President Obama promised the most transparent White House ever. On Tuesday, a reminder surfaced about how far he has fallen short. NBC News obtained and shared a Justice Department “white paper” containing the legal reasoning behind the targeted killing of terrorism suspects, mostly by drone strikes. The document, clearly designed to put decision-making in context without risking national security, should have been made public by the president and his team.
Instead, they have fought at every turn the necessary public debate about the drone program. The white paper actually serves as a summary of a much longer, and too long secret, memo from the Office of Legal Counsel justifying the 2011 killing of Anwar al-Awlaki, an American and Muslim cleric who joined al-Qaida’s branch in Yemen.
No question, al-Awlaki vigorously aided the cause of Islamic extremism, his words seemingly crafted to spur violent acts. Does the president really have the authority to order the execution of this American citizen — without a trial, let alone a measure of oversight from the courts?

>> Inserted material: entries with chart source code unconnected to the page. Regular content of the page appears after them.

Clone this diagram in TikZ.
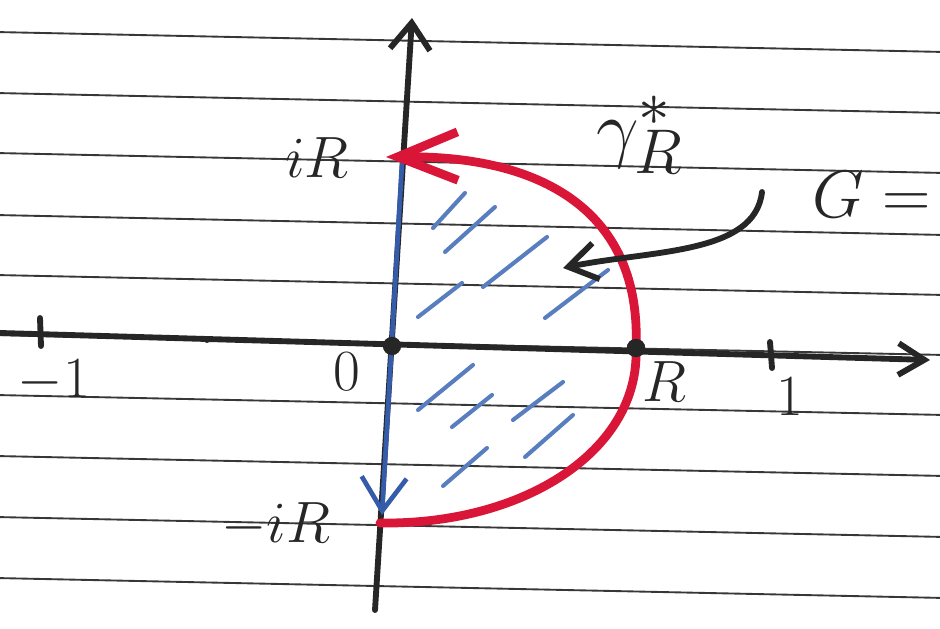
\documentclass[tikz,border=0pt]{standalone}
\usetikzlibrary{arrows.meta}
\definecolor{penred}{RGB}{218,22,56}
\definecolor{penblue}{RGB}{52,92,170}
\definecolor{hatchblue}{RGB}{88,126,192}
\definecolor{ink}{RGB}{38,38,38}
\definecolor{rulegray}{RGB}{55,55,55}

\begin{document}
\begin{tikzpicture}[
		x=0.03cm, y=-0.03cm,
		line cap=round, line join=round,
		ruled/.style={draw=rulegray, line width=1.6pt},
		axisline/.style={draw=ink, line width=5pt},
		tickmark/.style={draw=ink, line width=5pt},
		pointdot/.style={circle, fill=ink, inner sep=0pt, minimum size=0.55cm},
		lbl/.style={text=ink, inner sep=0pt, font=\Huge, scale=2, transform shape},
		contour/.style={draw=penred, line width=7.5pt},
		segment/.style={draw=penblue, line width=4pt},
		hatch/.style={draw=hatchblue, line width=3.5pt},
		pointer/.style={draw=ink, line width=5pt}
		]
		
		\useasboundingbox[fill=white] (0,0) rectangle (940,629);
		
		% --------------------------------------------------
		% Ruled paper
		% --------------------------------------------------
		\foreach \y in {32,93,153,215,275,335,395,456,517,578}
		\draw[ruled] (-5,\y) -- (945,\y+20);
		
		% --------------------------------------------------
		% Axes
		% --------------------------------------------------
		\coordinate (xstart) at (0,333);
		\coordinate (xend) at (930,360);
		\coordinate (ystart) at (375,610);
		\coordinate (yend) at (412,18);
		
		\draw[axisline, -{Straight Barb[length=0.78cm,width=0.95cm]}] (xstart) -- (xend);
		\draw[axisline, -{Straight Barb[length=0.8cm,width=1.2cm]}] (ystart) -- (yend);
		
		\draw[tickmark] (40,318) -- (41,346);
		\draw[tickmark] (770,342) -- (772,368);
		\fill[ink] (207,340) circle (3);
		
		% points on the contour
		\coordinate (iRp) at (386,157);
		\coordinate (miRp) at (380,523);
		\coordinate (bTop) at (402,163);
		\coordinate (bBot) at (382,515);
		
		% --------------------------------------------------
		% Hatched region
		% --------------------------------------------------
		\foreach \a/\b/\c/\d in {433/228/465/193, 445/252/495/207, 483/287/547/237,
			418/317/462/283, 545/318/608/270, 418/410/473/365, 452/427/492/395,
			513/420/563/382, 525/457/573/415, 443/486/487/448}
		\draw[hatch] (\a,\b) -- (\c,\d);
		
		% --------------------------------------------------
		% Contour
		% --------------------------------------------------
		\draw[segment, -{Straight Barb[length=1.0cm,width=1.35cm]}] (bTop) -- (bBot);
		
		\node[pointdot] (Rp) at (636,348) {};
		
		\draw[contour, -{Straight Barb[length=1.8cm,width=1.45cm]}] (miRp)
		.. controls (525,525) and (640,450) .. (Rp.center)
		.. controls (642,210) and (540,155) .. (iRp);
		
		\node[pointdot] (O) at (392,346) {};
		\node[pointdot] at (Rp.center) {};
		
		% --------------------------------------------------
		% Pointer to G
		% --------------------------------------------------
		\coordinate (gtail) at (762,192);
		\coordinate (gtip) at (563,268);
		\draw[pointer, -{Straight Barb[length=0.85cm,width=1.1cm]}] (gtail)
		.. controls (755,255) and (650,250) .. (gtip);
		
		% --------------------------------------------------
		% Labels
		% --------------------------------------------------
		\node[lbl] (lblIR) at (317,158) {$iR$};
		\node[lbl] (lblmIR) at (276,525) {$-iR$};
		\node[lbl] (lblO) at (347,372) {$0$};
		\node[lbl] (lblmOne) at (54,381) {$-1$};
		\node[lbl] (lblR) at (664,382) {$R$};
		\node[lbl] (lblOne) at (790,397) {$1$};
		\node[lbl, scale=1.3] (lblGamma) at (640,135) {$\gamma_R^*$};
		\node[lbl, anchor=west, scale=1.15] (lblG) at (812,195) {$G=$};
		
	\end{tikzpicture}
\end{document}
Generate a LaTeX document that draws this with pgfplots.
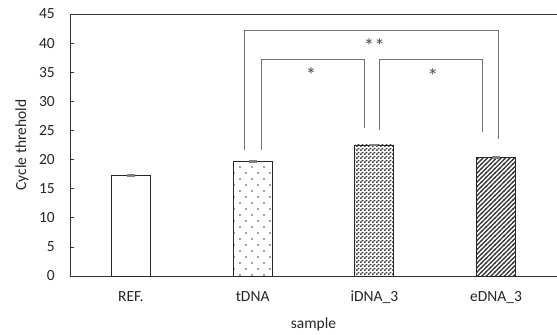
\documentclass[border=0pt]{standalone}
\usepackage{pgfplots}
\pgfplotsset{compat=1.18}
\usepackage{fontspec}
\setmainfont{Carlito}
\usetikzlibrary{patterns,calc}
\pgfdeclarepatternformonly{sparsedots}{\pgfqpoint{-1pt}{-1pt}}{\pgfqpoint{13pt}{13pt}}{\pgfqpoint{12pt}{12pt}}{%
  \pgfpathrectangle{\pgfqpoint{-0.6pt}{-0.6pt}}{\pgfqpoint{1.2pt}{1.2pt}}%
  \pgfpathrectangle{\pgfqpoint{5.4pt}{5.4pt}}{\pgfqpoint{1.2pt}{1.2pt}}%
  \pgfusepath{fill}}
\pgfdeclarepatternformonly{checker}{\pgfqpoint{0pt}{0pt}}{\pgfqpoint{4pt}{4pt}}{\pgfqpoint{4pt}{4pt}}{%
  \pgfpathrectangle{\pgfqpoint{0pt}{0pt}}{\pgfqpoint{2pt}{2pt}}%
  \pgfpathrectangle{\pgfqpoint{2pt}{2pt}}{\pgfqpoint{2pt}{2pt}}%
  \pgfusepath{fill}}
\pgfdeclarepatternformonly{hatch}{\pgfqpoint{-1pt}{-1pt}}{\pgfqpoint{5.5pt}{5.5pt}}{\pgfqpoint{4.5pt}{4.5pt}}{%
  \pgfsetlinewidth{1.1pt}%
  \pgfpathmoveto{\pgfqpoint{-0.5pt}{-0.5pt}}%
  \pgfpathlineto{\pgfqpoint{5pt}{5pt}}%
  \pgfusepath{stroke}}
\begin{document}
\begin{tikzpicture}[font=\fontsize{15.5}{18}\selectfont]
\begin{axis}[name=ax,
  scale only axis, width=487pt, height=262pt,
  xmin=-0.5, xmax=3.5, ymin=0, ymax=45,
  axis x line*=box, axis y line*=left,
  axis line style={black!80, line width=0.9pt},
  xtick={0,1,2,3}, xticklabels={REF., tDNA, iDNA\_3, eDNA\_3},
  xtick style={draw=none},
  xticklabel style={anchor=base, yshift=-26pt, text=black!85},
  ytick={0,5,...,45},
  ytick style={black!80, line width=0.7pt},
  tick align=inside, major tick length=4pt,
  yticklabel style={anchor=east, inner sep=0pt, xshift=-15pt, text=black!85},
  /pgf/number format/assume math mode=true,
  ylabel={Cycle threhold}, xlabel={sample},
  ylabel style={at={(axis description cs:-0.0986,0.5)}, anchor=center, text=black!85},
  xlabel style={at={(axis description cs:0.5,0)}, anchor=base, yshift=-53pt, text=black!85},
  clip=false,
  every tick label/.append style={font=\fontsize{15.5}{18}\selectfont},
  label style={font=\fontsize{15.5}{18}\selectfont},
  error bars/error bar style={gray, line width=1pt},
  error bars/error mark=|,
  error bars/error mark options={gray, line width=1.5pt, mark size=4pt},
]
\addplot[ybar, bar width=39pt, draw=black!85, line width=0.8pt, fill=white,
  error bars/.cd, y dir=both, y explicit]
  coordinates {(0,17.2) +- (0,0.15)};
\addplot[ybar, bar width=39pt, draw=black!85, line width=0.8pt, pattern=sparsedots, pattern color=black!85,
  error bars/.cd, y dir=both, y explicit]
  coordinates {(1,19.6) +- (0,0.12)};
\addplot[ybar, bar width=39pt, draw=black!85, line width=0.8pt, pattern=checker, pattern color=black!75,
  error bars/.cd, y dir=both, y explicit]
  coordinates {(2,22.5) +- (0,0.12)};
\addplot[ybar, bar width=39pt, draw=black!85, line width=0.8pt, pattern=hatch, pattern color=black!80,
  error bars/.cd, y dir=both, y explicit]
  coordinates {(3,20.3) +- (0,0.12)};
% significance brackets
\addplot[black!55, line width=0.9pt, mark=none] coordinates {(0.93,21.6) (0.93,42.1) (3.02,42.1) (3.02,23.5)};
\addplot[black!55, line width=0.9pt, mark=none] coordinates {(1.07,21.6) (1.07,37.2) (1.92,37.2) (1.92,25.4)};
\addplot[black!55, line width=0.9pt, mark=none] coordinates {(2.04,25.1) (2.04,37.2) (2.89,37.2) (2.89,24.8)};
\node[text=black!70, anchor=base, font=\fontsize{21}{24}\selectfont, inner sep=0pt] at (axis cs:2.0,38.2) {**};
\node[text=black!70, anchor=base, font=\fontsize{21}{24}\selectfont, inner sep=0pt] at (axis cs:1.48,33.2) {*};
\node[text=black!70, anchor=base, font=\fontsize{21}{24}\selectfont, inner sep=0pt] at (axis cs:2.48,33.0) {*};
\end{axis}
\pgfresetboundingbox
\path[use as bounding box] ($(ax.south west)+(-70pt,-59pt)$) rectangle ($(ax.north east)+(0pt,14pt)$);
\end{tikzpicture}
\end{document}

The White House answers yes. The white paper argues essentially that the killing can go forward if an “informed, high-level official” finds that a ranking al-Qaida leader poses “an imminent threat of violent attack against the United States” and his capture is not feasible. There’s no sympathy for al-Awlaki. Yet the matter isn’t about him. At stake are the country’s values, just as when the Bush White House launched its descent into torture.
The white paper makes evident the loose definition of imminence, not to mention a concept of feasibility that views war as something other than a last resort. Troubling, too, is that the document reprises the notion that oversight by the courts would get in the way of the president’s authority to conduct foreign policy and military affairs.
Yet administrations long have faced timely judicial review, notably under the Foreign Intelligence Surveillance Act, warrants obtained for wiretaps and searches involving national security. That is how drone strikes should be conducted, the courts providing the needed check and balance. At the least, such a process should be followed when the target is an American citizen.
This morning, John Brennan, the president’s counterterrorism adviser and nominee for CIA director, heads to Capitol Hill for his confirmation hearing. The White House deserves credit for its vigilance in combating terrorism. Senators would do well to spend sufficient time exploring the use of drones in the fight, asking Brennan, for instance, about the procedures and standards applied to developing the list of targets. Those items weren’t part of the white paper. Perhaps they can be found in the longer document of the Office of Legal Counsel, its release crucial to the public debate required in holding a president accountable.